I have a procedure of installing kubernetes cluster via kubeadm and it worked multiple times.
for some reason now I have a cluster which I installed and for some reason the nodes are having trouble communicating.
the problem reflect in couple of ways : sometimes the cluster is unable to resolve global dns records such as mirrorlist.centos.org sometimes one pod from a specific node has no connectivity to another pod in different node
my kubernetes version is 1.9.2 my hosts are centOS 7.4 I use flannel as cni plugin in version 0.9.1 my cluster is built on AWS
mt debugging so far was :
kubectl get nodes -o jsonpath='{.items[*].spec.podCIDR}'
- to see subnets 10.244.0.0/24 10.244.1.0/24
I tried adding configurations to kubedns ( even though it is needed in all my other clusters ) like https://kubernetes.io/docs/tasks/administer-cluster/dns-custom-nameservers/#configure-stub-domain-and-upstream-dns-servers
I even tried creating an AMI from other running environments and deploying it as a node to this cluster and it still fails.

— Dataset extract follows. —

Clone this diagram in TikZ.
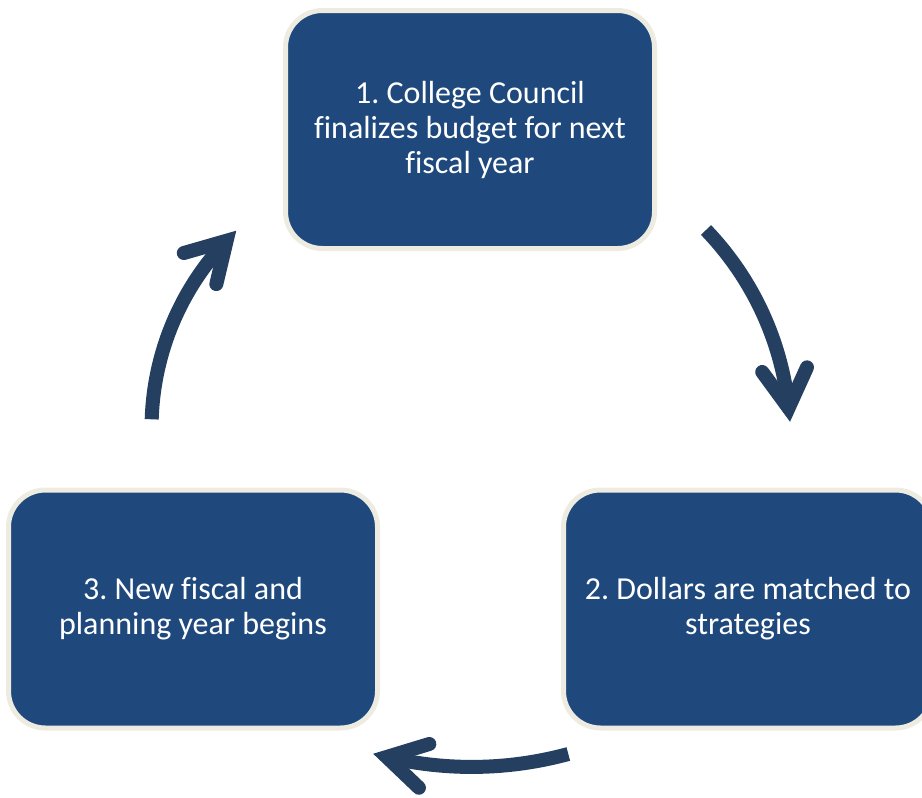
\documentclass[tikz,border=0pt]{standalone}
\usepackage{fontspec}
\setmainfont{Carlito}[Ligatures=CommonOff]
\usetikzlibrary{decorations.markings}
\definecolor{boxblue}{HTML}{1F497D}
\definecolor{boxrim}{HTML}{EEECE1}
\definecolor{arrowblue}{HTML}{243F60}
\frenchspacing
\begin{document}
\begin{tikzpicture}[x=1pt,y=-1pt,
  stage/.style={draw=boxrim, line width=5pt, fill=boxblue, rounded corners=37pt,
    minimum width=369pt, minimum height=238pt, inner sep=0pt, text=white,
    align=center, font=\fontsize{32}{35}\selectfont\frenchspacing},
  chevron/.style={draw=arrowblue, line width=14pt, line cap=round, line join=miter, miter limit=10},
  cycarrow/.style={draw=arrowblue, line width=14pt, line cap=butt, postaction={decorate},
    decoration={markings, mark=at position 1 with {\draw[chevron] (-38.5pt,22.5pt) -- (0pt,0pt) -- (-38.5pt,-22.5pt);}}}
]
\useasboundingbox (0,0) rectangle (922,798);
\clip (0,0) rectangle (922,798);
\fill[white] (0,0) rectangle (922,798);

\node[stage] (s1) at (470,129.5) {1. College Council\\finalizes budget for next\\fiscal year};
\node[stage] (s2) at (748,609) {2. Dollars are matched to\\strategies};
\node[stage] (s3) at (193,609) {3. New fiscal and\\planning year begins};

\coordinate (r0) at (706,230);
\coordinate (b0) at (568.3,754);
\coordinate (l0) at (151.7,419.3);

\draw[cycarrow] (r0) arc[start angle=43.87, end angle=5.92, radius=301.7pt];
\draw[cycarrow] (b0) arc[start angle=-74.77, end angle=-103.35, radius=368pt];
\draw[cycarrow] (l0) arc[start angle=178.16, end angle=136.3, radius=271.1pt];
\end{tikzpicture}
\end{document}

I tried checking if some port is missing so I even opened all ports between nodes
I also disabled iptables and firewall and all nodes just to make sure it is not the reason
nothing helps.
please any tip would help
edit : I added my flannel configuration:
---
kind: ClusterRole
apiVersion: rbac.authorization.k8s.io/v1beta1
metadata:
name: flannel
rules:
- apiGroups:
- ""
resources:
- pods
verbs:
- get
- apiGroups:
- ""
resources:
- nodes
verbs:
- list
- watch
- apiGroups:
- ""
resources:
- nodes/status
verbs:
- patch
---
kind: ClusterRoleBinding
apiVersion: rbac.authorization.k8s.io/v1beta1
metadata:
name: flannel
roleRef:
apiGroup: rbac.authorization.k8s.io
kind: ClusterRole
name: flannel
subjects:
- kind: ServiceAccount
name: flannel
namespace: kube-system
---
apiVersion: v1
kind: ServiceAccount
metadata:
name: flannel
namespace: kube-system
---
kind: ConfigMap
apiVersion: v1
metadata:
name: kube-flannel-cfg
namespace: kube-system
labels:
tier: node
app: flannel
data:
cni-conf.json: |
{
"name": "cbr0",
"type": "flannel",
"delegate": {
"isDefaultGateway": true
}
}
net-conf.json: |
{
"Network": "10.244.0.0/16",
"Backend": {
"Type": "vxlan"
}
}
---
apiVersion: extensions/v1beta1
kind: DaemonSet
metadata:
name: kube-flannel-ds
namespace: kube-system
labels:
tier: node
app: flannel
spec:
template:
metadata:
labels:
tier: node
app: flannel
spec:
hostNetwork: true
nodeSelector:
beta.kubernetes.io/arch: amd64
tolerations:
- key: node-role.kubernetes.io/master
operator: Exists
effect: NoSchedule
serviceAccountName: flannel
initContainers:
- name: install-cni
image: quay.io/coreos/flannel:v0.9.1-amd64
command:
- cp
args:
- -f
- /etc/kube-flannel/cni-conf.json
- /etc/cni/net.d/10-flannel.conf
volumeMounts:
- name: cni
mountPath: /etc/cni/net.d
- name: flannel-cfg
mountPath: /etc/kube-flannel/
containers:
- name: kube-flannel
image: quay.io/coreos/flannel:v0.9.1-amd64
command: [ "/opt/bin/flanneld", "--ip-masq", "--kube-subnet-mgr" ]
securityContext:
privileged: true
env:
- name: POD_NAME
valueFrom:
fieldRef:
fieldPath: metadata.name
- name: POD_NAMESPACE
valueFrom:
fieldRef:
fieldPath: metadata.namespace
volumeMounts:
- name: run
mountPath: /run
- name: flannel-cfg
mountPath: /etc/kube-flannel/
volumes:
- name: run
hostPath:
path: /run
- name: cni
hostPath:
path: /etc/cni/net.d
- name: flannel-cfg
configMap:
name: kube-flannel-cfg
the issues was that the AWS machines were provisioned not by me and the team that provisioned the machines assured that all internal traffic is opened.
after a lot of debugging with nmap I found out that UDP ports are not opened and since flannel requires UDP traffic the communication was not working properly.
once UDP was opened issues got solved.